Selain itu, perlindungan administrasi jemaah diperkuat melalui aturan pelimpahan porsi yang kini dapat diberikan kepada saudara seayah atau seibu, sehingga lebih fleksibel bagi keluarga yang tidak memiliki ahli waris langsung. Ribuan nomor porsi yang mengendap selama lima tahun (porsi batu) dapat ditertibkan, dilimpahkan, atau dibekukan agar kuota kembali produktif. UU ini juga memperpanjang masa tunggu pendaftaran kembali bagi jemaah yang sudah berhaji dari 10 menjadi 18 tahun, sebagai strategi pemerataan kesempatan beribadah di tengah tingginya minat masyarakat.
Regulasi baru ini juga mengedepankan pelayanan yang lebih inklusif bagi kelompok rentan. Jemaah penyandang disabilitas kini mendapat prioritas kuota bersama pendampingnya setelah pelunasan tahap pertama. Umrah mandiri memperoleh payung hukum yang lebih jelas, termasuk perlindungan bagi jemaah yang sakit atau wafat di Tanah Suci. Pengelolaan DAM diatur jauh lebih akuntabel melalui lembaga resmi seperti Adahi atau BAZNAS, sementara penugasan pendamping dari KBIHU diperketat demi menjamin kualitas pembimbingan selama proses ibadah.
Dimensi inovasi ekonomi menjadi salah satu keunikan UU ini. Pesawat carter yang sebelumnya kembali dengan kondisi kosong kini dapat mengangkut wisatawan dari Arab Saudi ke Indonesia, sehingga lebih efisien dan memberikan nilai tambah bagi sektor pariwisata nasional. Saat pesawat kembali ke Arab Saudi, kapasitas kosong dapat diisi oleh jemaah umrah, menciptakan rantai mobilitas yang lebih produktif dan ekonomis. Asrama haji juga diberi ruang untuk menjadi pusat kegiatan ekonomi dan pemberdayaan UMKM melalui penyediaan konsumsi berbahan baku nusantara. Langkah-langkah ini membuka peluang ekonomi baru dan memperluas manfaat haji bagi masyarakat luas.
Rangkaian perubahan tersebut menunjukkan bahwa penyelenggaraan haji Indonesia sedang memasuki fase baru yang lebih modern, inklusif, dan berorientasi pada kemaslahatan umat.

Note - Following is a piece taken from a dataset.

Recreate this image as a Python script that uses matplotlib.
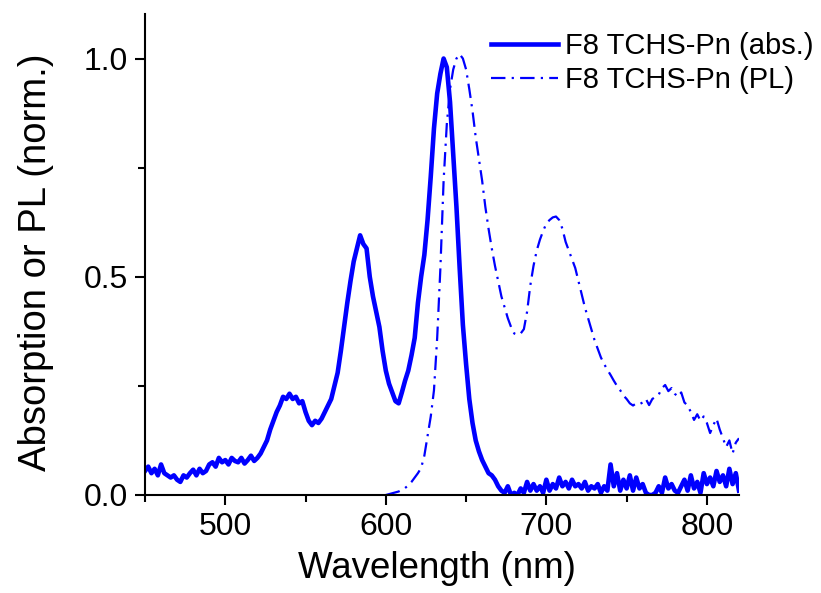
import numpy as np
import matplotlib
matplotlib.use("Agg")
import matplotlib.pyplot as plt

# ---------------- data ----------------
abs_wl_start, abs_wl_step = 450, 2
abs_values = [
    0.055, 0.065, 0.050, 0.060, 0.045, 0.070, 0.050, 0.045, 0.040, 0.045,   # 450-468
    0.035, 0.030, 0.045, 0.040, 0.050, 0.058, 0.045, 0.060, 0.050, 0.055,   # 470-488
    0.070, 0.075, 0.065, 0.085, 0.075, 0.080, 0.070, 0.085, 0.078, 0.075,   # 490-508
    0.085, 0.072, 0.080, 0.090, 0.078, 0.085, 0.095, 0.110, 0.125, 0.150,   # 510-528
    0.170, 0.190, 0.205, 0.225, 0.220, 0.232, 0.220, 0.225, 0.210, 0.215,   # 530-548
    0.190, 0.170, 0.160, 0.170, 0.165, 0.175, 0.190, 0.205, 0.220, 0.250,   # 550-568
    0.280, 0.330, 0.385, 0.440, 0.490, 0.535, 0.565, 0.595, 0.575, 0.565,   # 570-588
    0.500, 0.455, 0.420, 0.385, 0.330, 0.285, 0.255, 0.235, 0.215, 0.210,   # 590-608
    0.235, 0.262, 0.285, 0.320, 0.360, 0.440, 0.500, 0.550, 0.630, 0.730,   # 610-628
    0.840, 0.920, 0.965, 1.000, 0.980, 0.900, 0.780, 0.660, 0.520, 0.390,   # 630-648
    0.300, 0.220, 0.165, 0.125, 0.100, 0.080, 0.065, 0.050, 0.045, 0.035,   # 650-668
    0.020, 0.010, 0.005, 0.020, 0.000, 0.005, 0.000, 0.015, 0.005, 0.030,   # 670-688
    0.010, 0.025, 0.010, 0.020, 0.005, 0.035, 0.010, 0.025, 0.015, 0.040,   # 690-708
    0.020, 0.030, 0.015, 0.035, 0.020, 0.025, 0.015, 0.030, 0.010, 0.020,   # 710-728
    0.015, 0.025, 0.005, 0.020, 0.010, 0.070, 0.020, 0.050, 0.010, 0.035,   # 730-748
    0.015, 0.045, 0.010, 0.040, 0.015, 0.025, 0.005, 0.000, 0.000, 0.005,   # 750-768
    0.020, 0.005, 0.040, 0.015, 0.025, 0.010, 0.005, 0.020, 0.035, 0.010,   # 770-788
    0.045, 0.015, 0.030, 0.005, 0.050, 0.025, 0.040, 0.020, 0.055, 0.030,   # 790-808
    0.045, 0.020, 0.060, 0.025, 0.050, 0.010,                               # 810-820
]

pl_wl_start, pl_wl_step = 600, 2
pl_values = [
    0.000, 0.002, 0.004, 0.006, 0.008, 0.012, 0.016, 0.022, 0.030, 0.040,   # 600-618
    0.050, 0.062, 0.090, 0.135, 0.180, 0.240, 0.360, 0.520, 0.720, 0.850,   # 620-638
    0.930, 0.975, 1.000, 1.010, 1.000, 0.975, 0.930, 0.880, 0.820, 0.770,   # 640-658
    0.720, 0.660, 0.610, 0.565, 0.525, 0.490, 0.455, 0.430, 0.405, 0.385,   # 660-678
    0.370, 0.367, 0.370, 0.380, 0.420, 0.480, 0.525, 0.560, 0.585, 0.605,   # 680-698
    0.622, 0.630, 0.636, 0.638, 0.630, 0.610, 0.580, 0.560, 0.540, 0.520,   # 700-718
    0.490, 0.460, 0.430, 0.405, 0.380, 0.355, 0.335, 0.315, 0.300, 0.287,   # 720-738
    0.275, 0.262, 0.250, 0.240, 0.228, 0.220, 0.210, 0.205, 0.210, 0.208,   # 740-758
    0.212, 0.220, 0.206, 0.220, 0.225, 0.230, 0.245, 0.252, 0.238, 0.245,   # 760-778
    0.232, 0.225, 0.235, 0.212, 0.205, 0.190, 0.172, 0.185, 0.170, 0.180,   # 780-798
    0.165, 0.142, 0.160, 0.175, 0.150, 0.130, 0.110, 0.125, 0.095, 0.120,   # 800-818
    0.130,                                                                  # 820
]

abs_wl = abs_wl_start + abs_wl_step * np.arange(len(abs_values))
pl_wl = pl_wl_start + pl_wl_step * np.arange(len(pl_values))

labels = ["F8 TCHS-Pn (abs.)", "F8 TCHS-Pn (PL)"]
x_major = [500, 600, 700, 800]
x_minor = [450, 550, 650, 750]
y_major = [0.0, 0.5, 1.0]
y_minor = [0.25, 0.75]

# ---------------- figure ----------------
plt.rcParams['font.family'] = ['Liberation Sans', 'DejaVu Sans']
W, H = 821, 593
fig = plt.figure(figsize=(W / 100, H / 100), dpi=100)
ax = fig.add_axes([145 / W, 1 - 495 / H, (739 - 145) / W, (495 - 14) / H])

blue = '#0000FF'
ax.plot(abs_wl, abs_values, color=blue, lw=3.3, solid_joinstyle='round', label=labels[0])
ax.plot(pl_wl, pl_values, color=blue, lw=1.6, linestyle=(0, (6.5, 2.8, 1.0, 2.8)), label=labels[1])

ax.set_xlim(450, 820)
ax.set_ylim(0, 1.102)

ax.set_xticks(x_major)
ax.set_xticklabels([str(v) for v in x_major])
ax.set_xticks(x_minor, minor=True)
ax.set_yticks(y_major)
ax.set_yticklabels([f"{v:.1f}" for v in y_major])
ax.set_yticks(y_minor, minor=True)

for s in ['top', 'right']:
    ax.spines[s].set_visible(False)
for s in ['left', 'bottom']:
    ax.spines[s].set_linewidth(1.5)

ax.tick_params(which='major', direction='out', length=7.5, width=1.5, labelsize=23, pad=5)
ax.tick_params(which='minor', direction='out', length=5, width=1.5)

ax.set_xlabel("Wavelength (nm)", fontsize=26.5)
ax.set_ylabel("Absorption or PL (norm.)", fontsize=27.5)
ax.xaxis.set_label_coords((437 - 145) / 594, (495 - 551) / 481)
ax.yaxis.set_label_coords((54 - 145) / 594, (495 - 262) / 481)

ax.legend(loc='upper left', bbox_to_anchor=(491 / W, 1 - 32 / H), bbox_transform=fig.transFigure,
          frameon=False, fontsize=21, borderpad=0, borderaxespad=0, handlelength=2.3,
          handletextpad=0.25, labelspacing=0.2)

fig.savefig("out.png", dpi=100)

Penataan kuota, percepatan pembahasan biaya, perlindungan kelompok rentan, pemberdayaan ekonomi haji, serta penguatan nilai peradaban menjadi fondasi penting bagi sistem haji yang lebih berkeadilan dan berkelanjutan. Dengan regulasi baru yang lebih matang ini, ibadah haji diharapkan tidak hanya menjadi perjalanan spiritual, tetapi juga pengalaman yang menghasilkan kemandirian, kepedulian sosial, dan kontribusi nyata bagi pembangunan umat.